When a legal team has to sift through all of that data, the costs of ROT skyrocket even more.

Cost is not the only factor. As data multiplies, businesses lose track of what exactly is in all those files. Personal employee and customer information, sensitive corporate data, intellectual property, financial projections, and all manner of other data could be scattered across internal file shares, on employees’ hard drives, in personal cloud storage apps, and elsewhere. This kind of “junk drawer” mentality to keeping data around “just in case” makes the company more vulnerable to both accidental and intentional security breaches.

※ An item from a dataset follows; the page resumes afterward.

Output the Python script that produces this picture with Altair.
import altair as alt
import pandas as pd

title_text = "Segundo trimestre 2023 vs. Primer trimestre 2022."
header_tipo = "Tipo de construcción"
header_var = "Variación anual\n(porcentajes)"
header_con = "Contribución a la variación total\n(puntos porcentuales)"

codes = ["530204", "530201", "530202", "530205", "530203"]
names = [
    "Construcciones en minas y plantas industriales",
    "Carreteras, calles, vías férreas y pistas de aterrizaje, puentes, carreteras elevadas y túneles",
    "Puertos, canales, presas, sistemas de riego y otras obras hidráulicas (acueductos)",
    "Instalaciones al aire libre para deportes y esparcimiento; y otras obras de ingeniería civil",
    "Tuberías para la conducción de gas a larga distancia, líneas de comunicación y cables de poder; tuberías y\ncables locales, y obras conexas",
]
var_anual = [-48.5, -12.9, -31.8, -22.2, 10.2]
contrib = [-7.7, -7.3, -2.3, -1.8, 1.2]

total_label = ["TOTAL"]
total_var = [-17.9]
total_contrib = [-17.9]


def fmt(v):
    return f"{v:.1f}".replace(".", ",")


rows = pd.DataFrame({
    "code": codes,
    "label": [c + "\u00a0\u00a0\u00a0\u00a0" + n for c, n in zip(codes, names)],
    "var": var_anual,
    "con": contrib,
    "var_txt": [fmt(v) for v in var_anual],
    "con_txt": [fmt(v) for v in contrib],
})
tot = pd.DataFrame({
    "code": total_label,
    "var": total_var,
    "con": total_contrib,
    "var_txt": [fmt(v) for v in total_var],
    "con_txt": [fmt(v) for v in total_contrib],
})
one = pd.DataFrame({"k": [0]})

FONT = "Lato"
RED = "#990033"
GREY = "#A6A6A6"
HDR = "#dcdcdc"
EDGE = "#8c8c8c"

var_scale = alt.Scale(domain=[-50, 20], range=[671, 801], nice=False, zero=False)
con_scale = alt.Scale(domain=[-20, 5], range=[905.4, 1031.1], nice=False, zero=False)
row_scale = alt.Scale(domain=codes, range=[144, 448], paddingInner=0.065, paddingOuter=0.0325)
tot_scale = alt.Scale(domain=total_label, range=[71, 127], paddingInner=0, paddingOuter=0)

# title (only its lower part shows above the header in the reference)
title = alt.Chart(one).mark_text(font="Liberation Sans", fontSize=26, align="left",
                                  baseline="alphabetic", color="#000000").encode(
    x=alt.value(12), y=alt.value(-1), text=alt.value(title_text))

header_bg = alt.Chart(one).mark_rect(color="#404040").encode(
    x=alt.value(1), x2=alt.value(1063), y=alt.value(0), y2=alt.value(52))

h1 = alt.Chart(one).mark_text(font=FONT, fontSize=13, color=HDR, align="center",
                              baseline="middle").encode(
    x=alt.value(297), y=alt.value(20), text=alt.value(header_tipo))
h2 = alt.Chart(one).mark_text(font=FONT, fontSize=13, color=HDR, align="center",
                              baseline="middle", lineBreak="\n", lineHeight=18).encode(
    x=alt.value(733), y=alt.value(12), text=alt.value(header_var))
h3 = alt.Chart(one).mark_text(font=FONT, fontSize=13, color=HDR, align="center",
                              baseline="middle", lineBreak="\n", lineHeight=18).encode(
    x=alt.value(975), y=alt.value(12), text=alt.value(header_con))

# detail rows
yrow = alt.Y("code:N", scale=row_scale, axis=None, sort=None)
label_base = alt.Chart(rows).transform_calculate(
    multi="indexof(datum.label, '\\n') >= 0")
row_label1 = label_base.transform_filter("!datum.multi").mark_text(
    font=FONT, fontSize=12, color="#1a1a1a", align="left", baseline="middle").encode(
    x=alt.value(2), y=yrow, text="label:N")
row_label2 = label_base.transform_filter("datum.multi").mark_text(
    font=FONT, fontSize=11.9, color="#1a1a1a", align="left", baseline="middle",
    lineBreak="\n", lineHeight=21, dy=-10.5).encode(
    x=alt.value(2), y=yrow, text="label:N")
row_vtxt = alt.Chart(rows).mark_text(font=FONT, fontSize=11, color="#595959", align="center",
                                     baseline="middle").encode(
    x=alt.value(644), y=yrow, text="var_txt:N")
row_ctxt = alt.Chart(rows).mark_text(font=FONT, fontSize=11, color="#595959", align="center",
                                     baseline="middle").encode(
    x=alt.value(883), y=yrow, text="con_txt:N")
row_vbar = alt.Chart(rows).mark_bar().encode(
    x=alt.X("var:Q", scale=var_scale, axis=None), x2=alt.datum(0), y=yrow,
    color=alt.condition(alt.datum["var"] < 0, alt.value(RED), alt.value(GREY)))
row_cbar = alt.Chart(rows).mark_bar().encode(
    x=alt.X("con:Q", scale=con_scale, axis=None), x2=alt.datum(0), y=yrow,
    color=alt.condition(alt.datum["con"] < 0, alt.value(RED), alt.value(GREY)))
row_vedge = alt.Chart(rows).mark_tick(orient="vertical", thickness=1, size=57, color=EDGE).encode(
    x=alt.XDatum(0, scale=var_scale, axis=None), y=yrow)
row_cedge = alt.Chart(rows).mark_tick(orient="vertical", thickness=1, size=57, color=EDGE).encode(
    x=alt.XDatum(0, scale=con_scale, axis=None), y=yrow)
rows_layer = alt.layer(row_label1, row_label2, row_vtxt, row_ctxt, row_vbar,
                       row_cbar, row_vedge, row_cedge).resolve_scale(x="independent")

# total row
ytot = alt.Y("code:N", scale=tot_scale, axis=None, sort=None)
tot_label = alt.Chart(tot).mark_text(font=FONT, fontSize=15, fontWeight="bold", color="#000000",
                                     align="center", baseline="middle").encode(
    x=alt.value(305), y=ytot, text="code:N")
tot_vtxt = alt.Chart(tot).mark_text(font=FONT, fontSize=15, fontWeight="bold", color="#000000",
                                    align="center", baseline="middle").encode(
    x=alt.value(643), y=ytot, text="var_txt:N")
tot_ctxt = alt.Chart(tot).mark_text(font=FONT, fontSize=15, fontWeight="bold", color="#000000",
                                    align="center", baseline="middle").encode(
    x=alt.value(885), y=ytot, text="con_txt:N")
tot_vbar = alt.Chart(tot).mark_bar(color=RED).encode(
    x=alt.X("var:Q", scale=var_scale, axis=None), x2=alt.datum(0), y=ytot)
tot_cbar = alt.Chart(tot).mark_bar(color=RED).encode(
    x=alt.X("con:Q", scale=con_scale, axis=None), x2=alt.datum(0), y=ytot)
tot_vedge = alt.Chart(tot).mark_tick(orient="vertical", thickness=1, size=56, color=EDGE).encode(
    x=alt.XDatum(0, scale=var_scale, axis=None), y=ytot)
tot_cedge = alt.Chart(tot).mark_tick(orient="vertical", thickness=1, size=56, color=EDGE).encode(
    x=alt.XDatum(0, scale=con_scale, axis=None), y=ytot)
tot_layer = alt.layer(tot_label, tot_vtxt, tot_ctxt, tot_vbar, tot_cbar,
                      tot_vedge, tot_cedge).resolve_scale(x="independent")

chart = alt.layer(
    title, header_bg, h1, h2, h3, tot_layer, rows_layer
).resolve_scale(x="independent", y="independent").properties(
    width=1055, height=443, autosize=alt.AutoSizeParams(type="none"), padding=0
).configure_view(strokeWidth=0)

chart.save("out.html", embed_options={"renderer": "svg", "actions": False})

Rather than waiting for a lawsuit and employing a reactive eDiscovery technology to find out what’s in all those forgotten files, some industry leaders are beginning to take a more strategic, proactive approach to information governance. For example, after launching its own IG initiative, Pandora Media, provider of the popular streaming music service, determined that 60% of the content on the company’s network file shares was redundant, obsolete, or trivial. After launching a best practices information governance initiative, Pandora deleted it. The result: The company immediately reclaimed 18 terabytes of expensive data storage and management capacity. The other governance related benefits to the organization were however far greater.

Read the Pandora case study here.

“eDiscovery costs can really be reduced by economies of scale if you are classifying your data and applying retention periods accordingly,” says Doug Meier, Pandora’s Director of Governance, Risk & Compliance. “Let’s say you’re hit with a lawsuit and someone’s got 10 years of email. That’s just more time the lawyers will spend looking at everything.”

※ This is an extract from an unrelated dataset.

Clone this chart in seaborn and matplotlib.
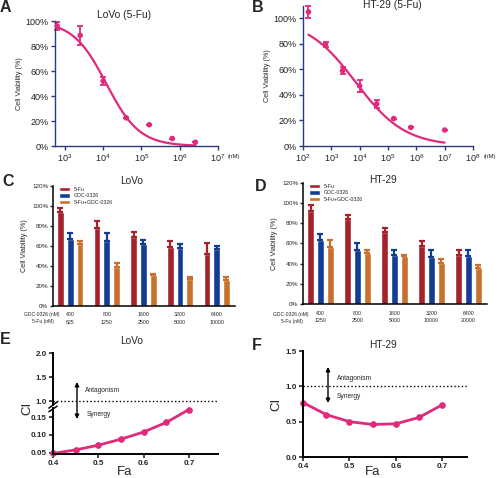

Even more importantly, Pandora reduced its risk of keeping data that was no longer relevant, but that could have presented serious risks to the company, triggering further litigation.

Good information governance benefits law firms as well. A client with clear visibility into its data and file sharing practices will be much easier to help, and good IG can help prevent issues that surface from a random old email or document that should have been deleted long ago. Proactive governance is far smarter than waiting for the hit!

At Legaltech this week, we look forward to hearing from the country’s top legal professionals about their views on industry best practices for information governance. We hope that many are thinking beyond eDiscovery to a more proactive IG approach that reduces costs and risk, while making businesses run leaner and faster.

Indeed, with the pending compliance deadlines of GDPR and NY Cyber Regulations, to name just two, does the industry really have time to procrastinate further in getting its data house in order!?